Now that continues to be standard, although the pacemaker generators are much smaller, and the electrodes have been refined, and sometimes more than one wire is used. Even though the generators are now tiny (you can’t even tell that someone has a unit,) they can perform all sorts of miraculous functions and are totally adjustable from without using a device called a programmer.
Surgeons used to install permanent transvenous pacemakers, but now these complex devices are placed by electrophysiologists, cardiologists who specialize in electrical diagnostics and therapeutics including implantable cardio-defibrillators.
The future of electrophysiology is huge, and progress is made every day in this field.
The latest development, currently being perfected is that of wireless pacemakers, meaning no wires into the heart.
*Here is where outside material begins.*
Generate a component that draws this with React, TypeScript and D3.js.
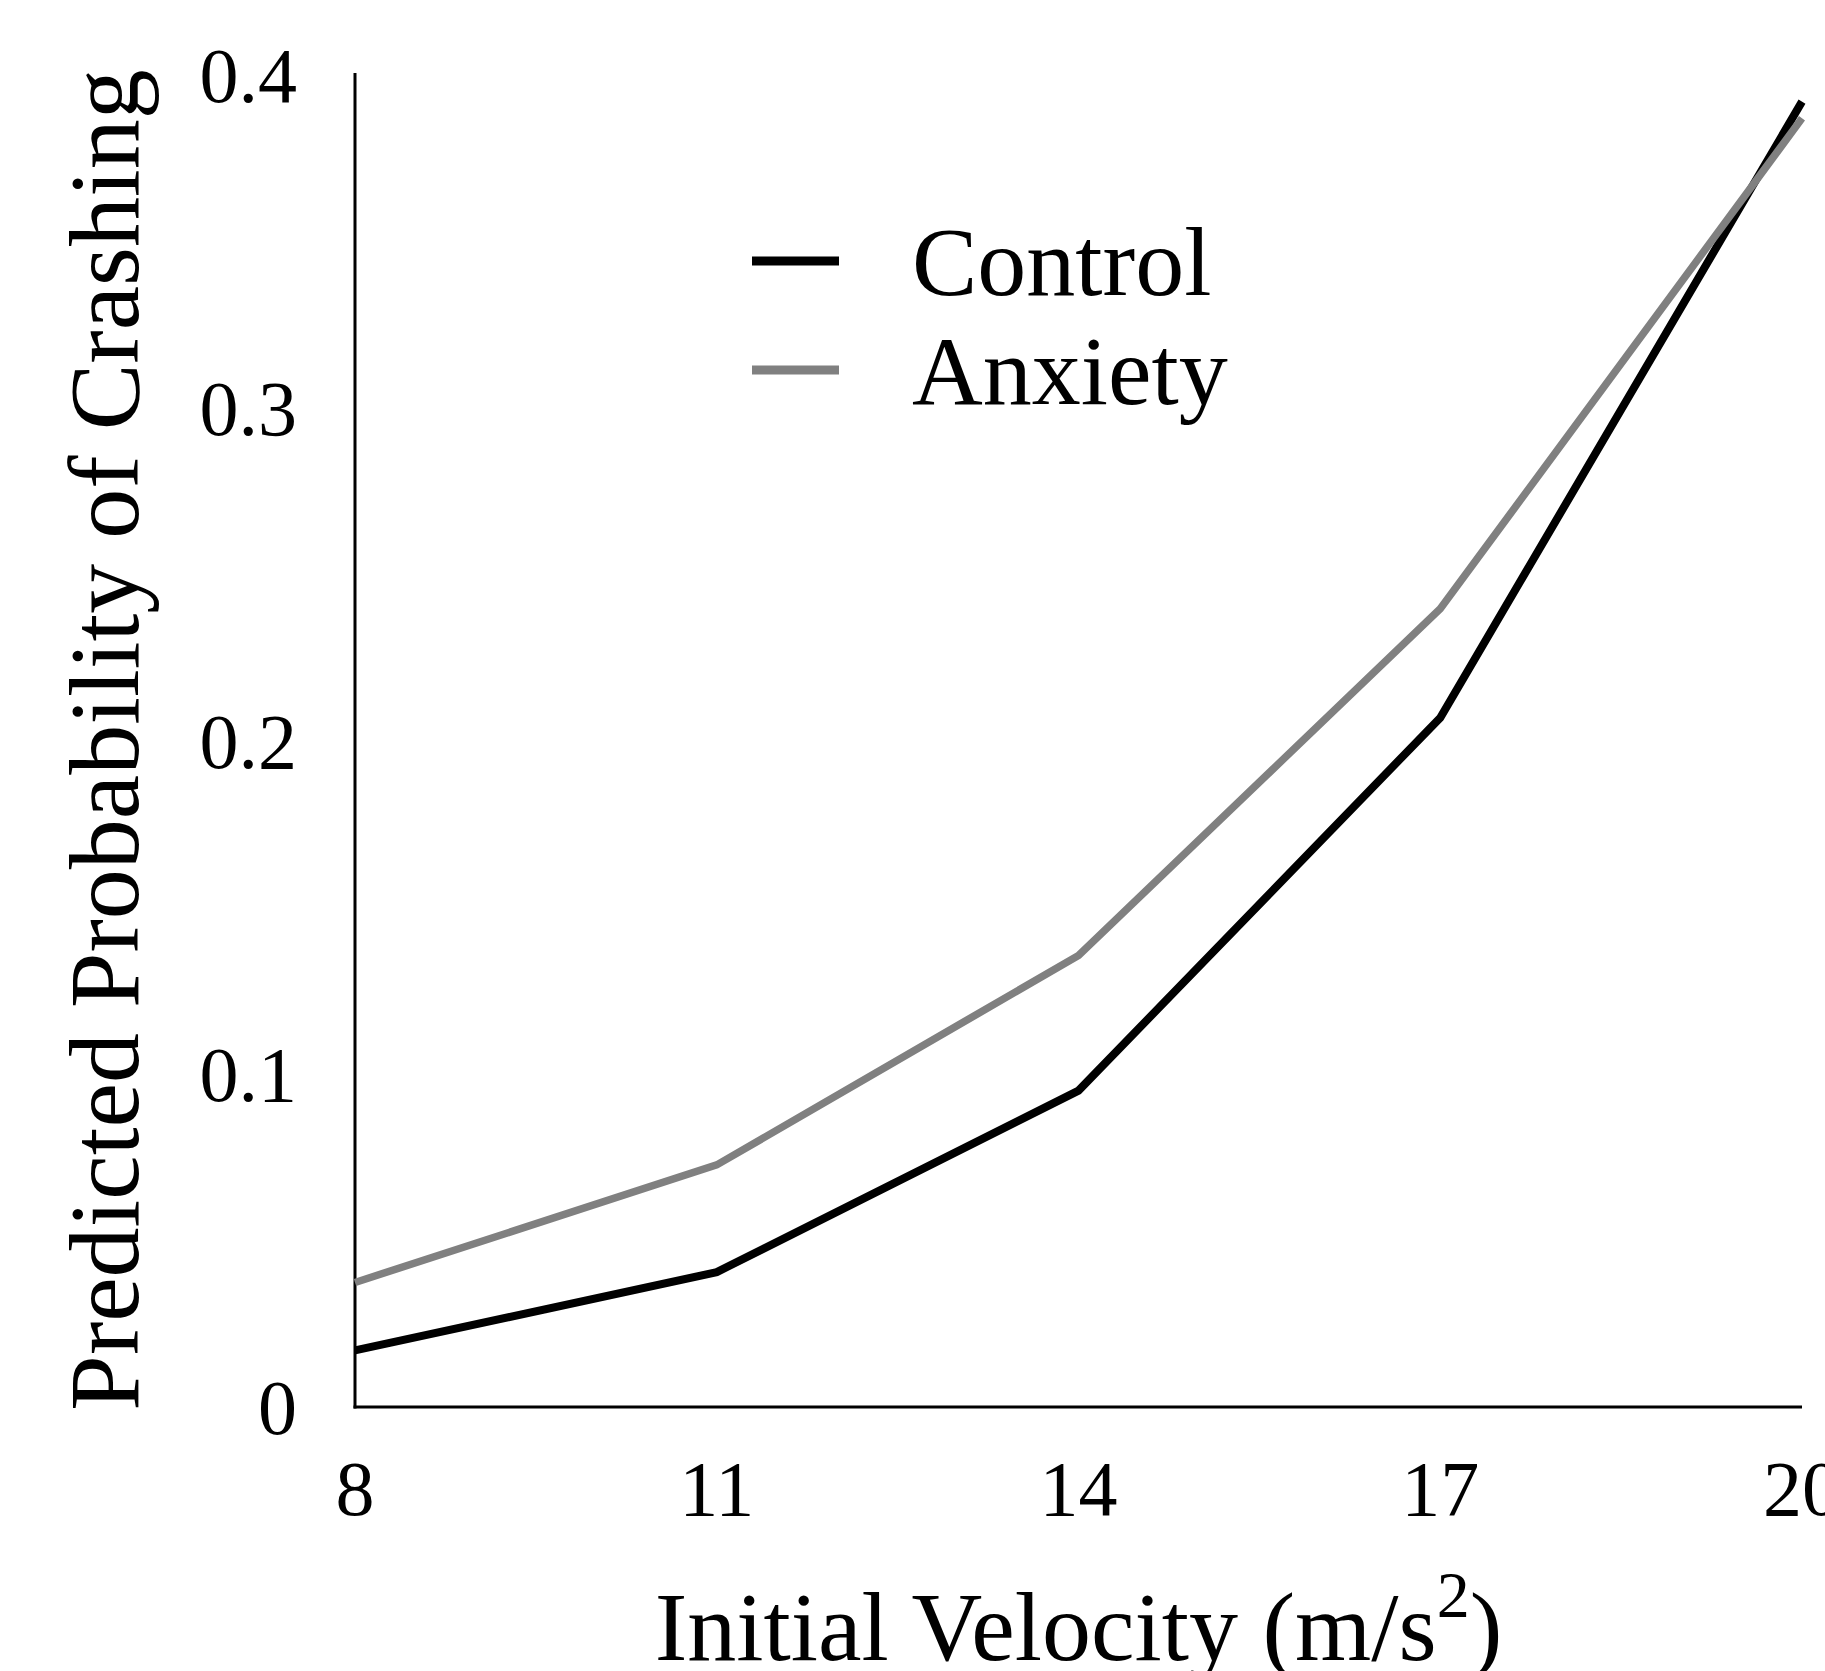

This will revolutionize the field since about 250,000 permanent pacemakers are placed yearly in the US, and about 750,000 around the world.
Around here, Jersey Shore Medical Center and Morristown Medical Center have first rate electrophysiology departments.
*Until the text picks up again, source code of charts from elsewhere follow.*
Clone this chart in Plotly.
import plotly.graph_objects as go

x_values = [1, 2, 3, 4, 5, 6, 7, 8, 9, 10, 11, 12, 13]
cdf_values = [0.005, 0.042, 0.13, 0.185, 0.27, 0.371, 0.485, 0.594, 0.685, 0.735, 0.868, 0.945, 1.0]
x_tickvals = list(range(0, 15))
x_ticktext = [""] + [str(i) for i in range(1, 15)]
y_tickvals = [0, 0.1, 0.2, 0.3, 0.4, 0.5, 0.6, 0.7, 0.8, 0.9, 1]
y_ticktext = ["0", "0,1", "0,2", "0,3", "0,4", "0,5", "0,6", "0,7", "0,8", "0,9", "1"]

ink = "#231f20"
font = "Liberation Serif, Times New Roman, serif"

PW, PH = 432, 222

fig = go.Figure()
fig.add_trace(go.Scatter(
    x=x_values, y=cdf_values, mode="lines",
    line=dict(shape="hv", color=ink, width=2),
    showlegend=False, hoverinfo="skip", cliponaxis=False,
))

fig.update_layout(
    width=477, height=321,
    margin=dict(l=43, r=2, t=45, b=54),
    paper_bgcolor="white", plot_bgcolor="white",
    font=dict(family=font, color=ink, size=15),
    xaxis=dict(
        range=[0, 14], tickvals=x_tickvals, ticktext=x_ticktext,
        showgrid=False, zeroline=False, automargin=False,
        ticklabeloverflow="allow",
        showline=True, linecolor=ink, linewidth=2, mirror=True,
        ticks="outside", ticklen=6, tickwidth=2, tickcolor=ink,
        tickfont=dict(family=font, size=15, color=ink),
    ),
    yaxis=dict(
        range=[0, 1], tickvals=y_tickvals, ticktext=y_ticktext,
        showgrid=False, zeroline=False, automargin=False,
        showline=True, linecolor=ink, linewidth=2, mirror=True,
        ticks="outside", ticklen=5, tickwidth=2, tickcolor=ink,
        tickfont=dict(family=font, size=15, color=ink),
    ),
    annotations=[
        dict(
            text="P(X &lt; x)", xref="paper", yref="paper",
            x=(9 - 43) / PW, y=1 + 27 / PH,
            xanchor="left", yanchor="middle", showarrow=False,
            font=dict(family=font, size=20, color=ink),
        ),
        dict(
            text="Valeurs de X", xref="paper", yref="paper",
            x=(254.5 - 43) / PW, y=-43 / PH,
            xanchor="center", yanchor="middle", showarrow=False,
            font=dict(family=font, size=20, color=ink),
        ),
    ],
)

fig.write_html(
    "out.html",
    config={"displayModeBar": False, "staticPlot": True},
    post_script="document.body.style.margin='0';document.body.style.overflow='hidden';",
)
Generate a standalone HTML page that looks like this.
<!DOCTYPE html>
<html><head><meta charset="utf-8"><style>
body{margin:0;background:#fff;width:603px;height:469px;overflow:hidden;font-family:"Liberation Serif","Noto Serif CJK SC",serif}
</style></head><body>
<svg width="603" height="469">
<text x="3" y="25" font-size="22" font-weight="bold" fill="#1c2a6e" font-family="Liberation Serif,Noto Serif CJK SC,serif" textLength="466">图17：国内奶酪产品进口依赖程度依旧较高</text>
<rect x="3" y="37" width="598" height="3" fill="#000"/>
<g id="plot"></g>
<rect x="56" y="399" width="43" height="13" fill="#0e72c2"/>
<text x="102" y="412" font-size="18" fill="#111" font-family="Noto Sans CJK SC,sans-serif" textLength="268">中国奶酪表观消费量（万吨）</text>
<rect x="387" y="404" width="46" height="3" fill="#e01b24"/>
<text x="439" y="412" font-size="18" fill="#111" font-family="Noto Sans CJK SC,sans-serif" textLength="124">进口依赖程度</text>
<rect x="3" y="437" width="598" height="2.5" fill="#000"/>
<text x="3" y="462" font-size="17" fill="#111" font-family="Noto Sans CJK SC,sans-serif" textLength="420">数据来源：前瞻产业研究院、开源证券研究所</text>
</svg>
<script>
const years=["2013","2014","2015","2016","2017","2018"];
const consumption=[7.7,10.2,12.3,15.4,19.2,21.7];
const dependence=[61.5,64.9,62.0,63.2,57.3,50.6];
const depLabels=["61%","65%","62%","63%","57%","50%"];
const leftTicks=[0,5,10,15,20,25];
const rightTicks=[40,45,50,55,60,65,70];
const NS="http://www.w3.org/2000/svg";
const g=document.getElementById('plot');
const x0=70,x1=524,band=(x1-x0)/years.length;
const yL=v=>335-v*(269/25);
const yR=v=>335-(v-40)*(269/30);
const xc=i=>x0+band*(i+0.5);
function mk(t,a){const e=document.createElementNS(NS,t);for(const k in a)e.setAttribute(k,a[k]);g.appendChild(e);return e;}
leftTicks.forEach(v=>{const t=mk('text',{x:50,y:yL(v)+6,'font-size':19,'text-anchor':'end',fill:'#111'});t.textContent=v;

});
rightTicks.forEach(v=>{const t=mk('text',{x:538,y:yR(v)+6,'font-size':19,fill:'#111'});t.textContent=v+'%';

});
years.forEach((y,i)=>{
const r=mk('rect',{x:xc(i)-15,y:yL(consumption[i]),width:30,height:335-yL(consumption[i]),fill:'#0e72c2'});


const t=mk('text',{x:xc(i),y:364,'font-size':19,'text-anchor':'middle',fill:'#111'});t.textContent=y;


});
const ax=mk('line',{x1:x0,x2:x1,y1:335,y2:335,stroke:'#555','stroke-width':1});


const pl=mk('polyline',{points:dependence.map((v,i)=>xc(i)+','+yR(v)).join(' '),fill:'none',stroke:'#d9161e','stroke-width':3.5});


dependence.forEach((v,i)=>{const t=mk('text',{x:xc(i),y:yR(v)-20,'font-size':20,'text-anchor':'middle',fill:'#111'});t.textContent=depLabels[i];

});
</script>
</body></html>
Editor’s note 10/30/20: Thanks to Dr. Eran Zacks, FACC, FHRS (Fellow Heart Rhythm Society) of Monmouth Cardiology for updating us on new rhythm monitoring techniques and wireless pacemakers.
THE TIMETONES
Hi Paul
I just read the Pacemaker review – I don’t think I saw it before. Well done. Re the externally rechargeable pacemakers – they did exist for a short time but apparently patients didn’t like them, didn’t like the responsibility of having their life in their own hands!!!
Jean
PS – Love the “Off-Shore School of Medicine”
I don’t know the 2018 life expectancy, but varies according to how much the unit runs. All pacemakers are in a demand mode.
The whole unit must be changed when the softwear announces that the time is approaching. Those generator changes are done electively, and the wires are left in place. It’s usually a minor procedure, but sometimes a temporary pacemaker helps during the changeover.
Curious : What is the ~ life of a pacemakers battery ? Can it be charged externally ? Or does whole pacemaker get replaced or just battery ?
What a fascinating history (and one of which you were a part!). The advances in technology are truly miraculous. Thanks for posting this, Dr. Goldfinger.